Jeder Dritte (33,1 Prozent) hier teilt ausländerfeindliche Einstellungen, jeder Achte (12,6 Prozent) stimmt antisemitischen Aussagen zu.
Damit seien ausländerfeindliche und antisemitische Einstellungen in Bayern so weit verbreitet wie in fast keinem anderen Bundesland, so die SZ. Nur in Sachsen-Anhalt fällt nach der ihr vorliegenden Gesamtstudie die Zustimmung zu den ausländerfeindlichen Aussagen mit 42,2 Prozent noch höher aus als im Herrschaftsgebiet der CSU. Der gesamtdeutsche Durchschnitt liegt bei 20 Prozent. In Bayern taugt die "Kontakthypothese" , wonach ausländerfeindliche Einstellungen mit einem höheren Anteil von Ausländern an der Bevölkerung sinken, nicht zur Erklärung angesichts des vergleichsweise hohen Anteils von Ausländern in Bayern.
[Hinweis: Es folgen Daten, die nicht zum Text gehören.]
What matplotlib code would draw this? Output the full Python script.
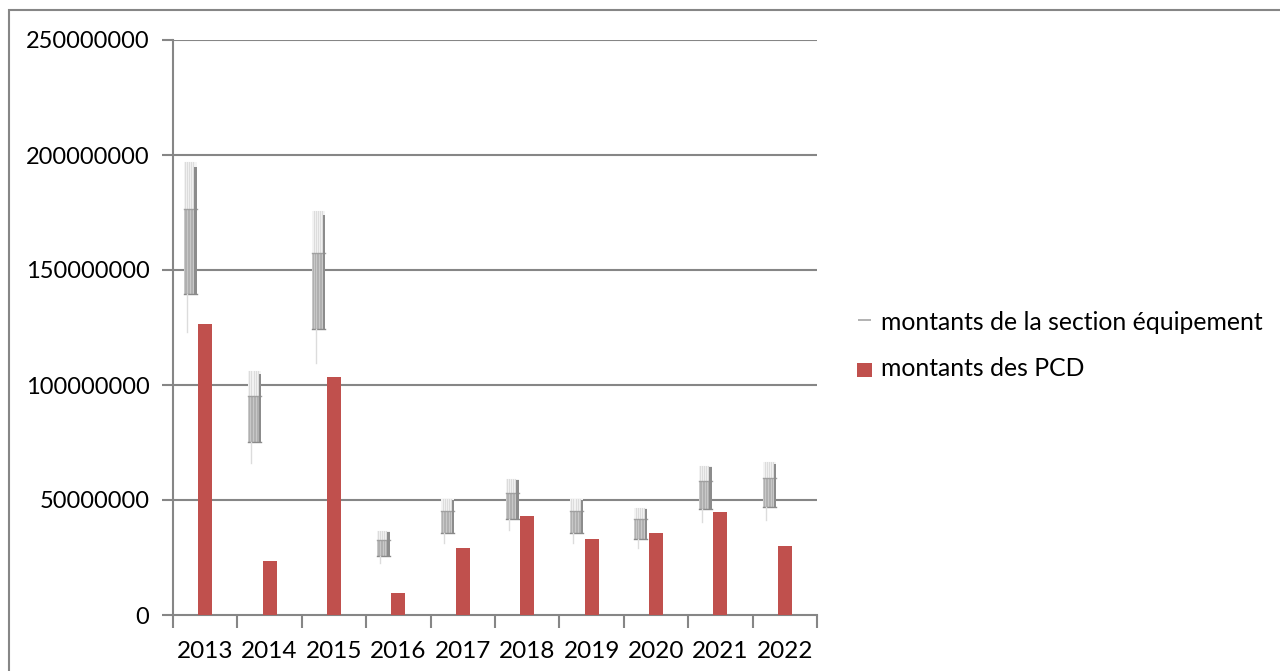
import matplotlib
matplotlib.use("Agg")
import matplotlib.pyplot as plt
from matplotlib.patches import Rectangle
import numpy as np

years = ["2013", "2014", "2015", "2016", "2017", "2018", "2019", "2020", "2021", "2022"]
equipement = [195.0e6, 105.0e6, 174.0e6, 36.0e6, 50.0e6, 58.5e6, 50.0e6, 46.0e6, 64.2e6, 65.7e6]
pcd = [126.5e6, 23.6e6, 103.5e6, 9.7e6, 29.1e6, 43.0e6, 33.0e6, 35.5e6, 44.6e6, 30.0e6]
y_ticks = [0, 50000000, 100000000, 150000000, 200000000, 250000000]

FONT = ["Lato", "DejaVu Sans"]
GRID = "#868686"
RED = "#c0504d"

W, H = 1280, 671
fig = plt.figure(figsize=(W / 100, H / 100), dpi=100)
ax = fig.add_axes([173 / W, (H - 615) / H, (817 - 173) / W, (615 - 40) / H])

n = len(years)
x = np.arange(n)
ax.set_xlim(-0.5, n - 0.5)
ax.set_ylim(0, 250e6)

# gridlines
for t in y_ticks[1:]:
    ax.axhline(t, color=GRID, lw=1.5, zorder=1)

# PCD bars
ax.bar(x, pcd, width=0.22, color=RED, zorder=3)

# textured equipment bars (rendered like the reference's faded pattern)
gw = 0.2
goff = -0.235
for xi, v in zip(x, equipement):
    left = xi + goff - gw / 2
    # faint upper part
    ax.add_patch(Rectangle((left, 0.905 * v), gw, 0.105 * v, facecolor="#f4f4f4",
                           edgecolor="none", zorder=2))
    for fx in np.linspace(left + 0.02, left + gw - 0.05, 5):
        ax.plot([fx, fx], [0.905 * v, 1.01 * v], color="#dcdcdc", lw=0.8, zorder=2)
    # main box
    ax.add_patch(Rectangle((left, 0.715 * v), gw, 0.19 * v, facecolor="#c8c8c8",
                           edgecolor="none", zorder=2))
    for fx in np.linspace(left + 0.015, left + gw - 0.04, 7):
        ax.plot([fx, fx], [0.715 * v, 0.905 * v], color="#b0b0b0", lw=0.7, zorder=2)
    ax.plot([left, left + gw], [0.905 * v, 0.905 * v], color="#a0a0a0", lw=1.0, zorder=2)
    ax.plot([left, left + gw], [0.715 * v, 0.715 * v], color="#8a8a8a", lw=1.0, zorder=2)
    # dark strip on the right edge
    ax.add_patch(Rectangle((left + gw - 0.035, 0.715 * v), 0.035, 0.285 * v,
                           facecolor="#8c8c8c", edgecolor="none", zorder=2))
    # faint lower whisker
    ax.plot([left + 0.05, left + 0.05], [0.63 * v, 0.715 * v], color="#dcdcdc", lw=1.0, zorder=2)

# spines
for s in ["top", "right"]:
    ax.spines[s].set_visible(False)
ax.spines["left"].set_color(GRID)
ax.spines["bottom"].set_color(GRID)
ax.spines["left"].set_linewidth(1.5)
ax.spines["bottom"].set_linewidth(1.5)

ax.set_yticks(y_ticks)
ax.set_yticklabels([str(t) for t in y_ticks], fontfamily=FONT, fontsize=17)
ax.tick_params(axis="y", length=8, width=1.5, color=GRID, pad=9)

ax.set_xticks(np.arange(n + 1) - 0.5, minor=False)
ax.set_xticklabels([])
ax.set_xticks(x, minor=True)
ax.set_xticklabels(years, minor=True, fontfamily=FONT, fontsize=17.5)
ax.tick_params(axis="x", which="major", length=9, width=1.5, color=GRID)
ax.tick_params(axis="x", which="minor", length=0, pad=19)

# legend (manual)
fig.patches.append(Rectangle((858 / W, (H - 321) / H), 13 / W, 2 / H, transform=fig.transFigure,
                             facecolor="#b4b4b4", edgecolor="none"))
fig.text(881 / W, (H - 322) / H, "montants de la section équipement", fontfamily=FONT,
         fontsize=17.8, va="center", ha="left")
fig.patches.append(Rectangle((857 / W, (H - 377) / H), 15 / W, 14 / H, transform=fig.transFigure,
                             facecolor=RED, edgecolor="none"))
fig.text(881 / W, (H - 369) / H, "montants des PCD", fontfamily=FONT,
         fontsize=17.8, va="center", ha="left")

# outer frame
fig.patches.append(Rectangle((9 / W, -0.1), 1.2, (H - 10) / H + 0.1, transform=fig.transFigure,
                             facecolor="none", edgecolor=GRID, lw=1.5))

fig.savefig("out.png", dpi=100)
Möglicherweise passt hier der "sekundäre Autoritarismus", die Identifikation mit einem bayerischen Patriotismus, dessen Vertreter gerne und überall die wirtschaftliche Stärke betonen, was sich insbesondere bei Diskussionen über den Länderfinanzausgleich zeigt, sehr gut. Schon Vierjährige lernen in der Lengrieser Schischule: "Mia san mia". Was die anderen, die "Nicht-Mia" betrifft, so kann man in den Dörfern lernen, dass einer, der seine religiöse Zugehörigkeit nicht in der ortskonfessionsüblichen Tracht zeigt, am Stammtisch unter "Taliban" firmiert. Gerhard Polt und andere Satiriker können in Bayern seit vielen Jahren aus dem Stoff schöpfen, den die Ausländerfeindlichkeit dort bereitstellt.
Und die CSU hat regelmäßig Erfolg mit Kampagnen, die sich zum Freund solcher Einstellungen machen. Mehr noch: Sie betreibt eine aktive einwanderungs- und ausländerablehnende Politik, womit sie Stimmen fängt und gleichzeitig diese Stimmung akzeptabel macht.
Dazu passt, dass sich Bayern auch in der Kategorie "Chauvinismus" hervortat. Mit 26,4 Prozent gab es die höchste Zustimmung in Deutschland. Anzumerken ist aber, dass die Leipziger Untersuchung, anscheinend auch nicht im Studienbericht, welcher der SZ vorliegt, innerhalb der Länder differenziert zwischen Städten und ländlichem Gebiet. In Bayern gibt es viel ländlichen Raum. Dort sind fremdenfeindliche Einstellungen wahrscheinlich eher zuhause, wie auch in anderen Bundesländern und in den Nachbarländern. Der französische Front National macht seine Gewinne nicht in den Metropolen.
Auch bei der Zustimmung zu antisemitischen Aussagen übertrumpfte der Freistaat übrigens mit 12,6 Prozent den Rest Deutschlands.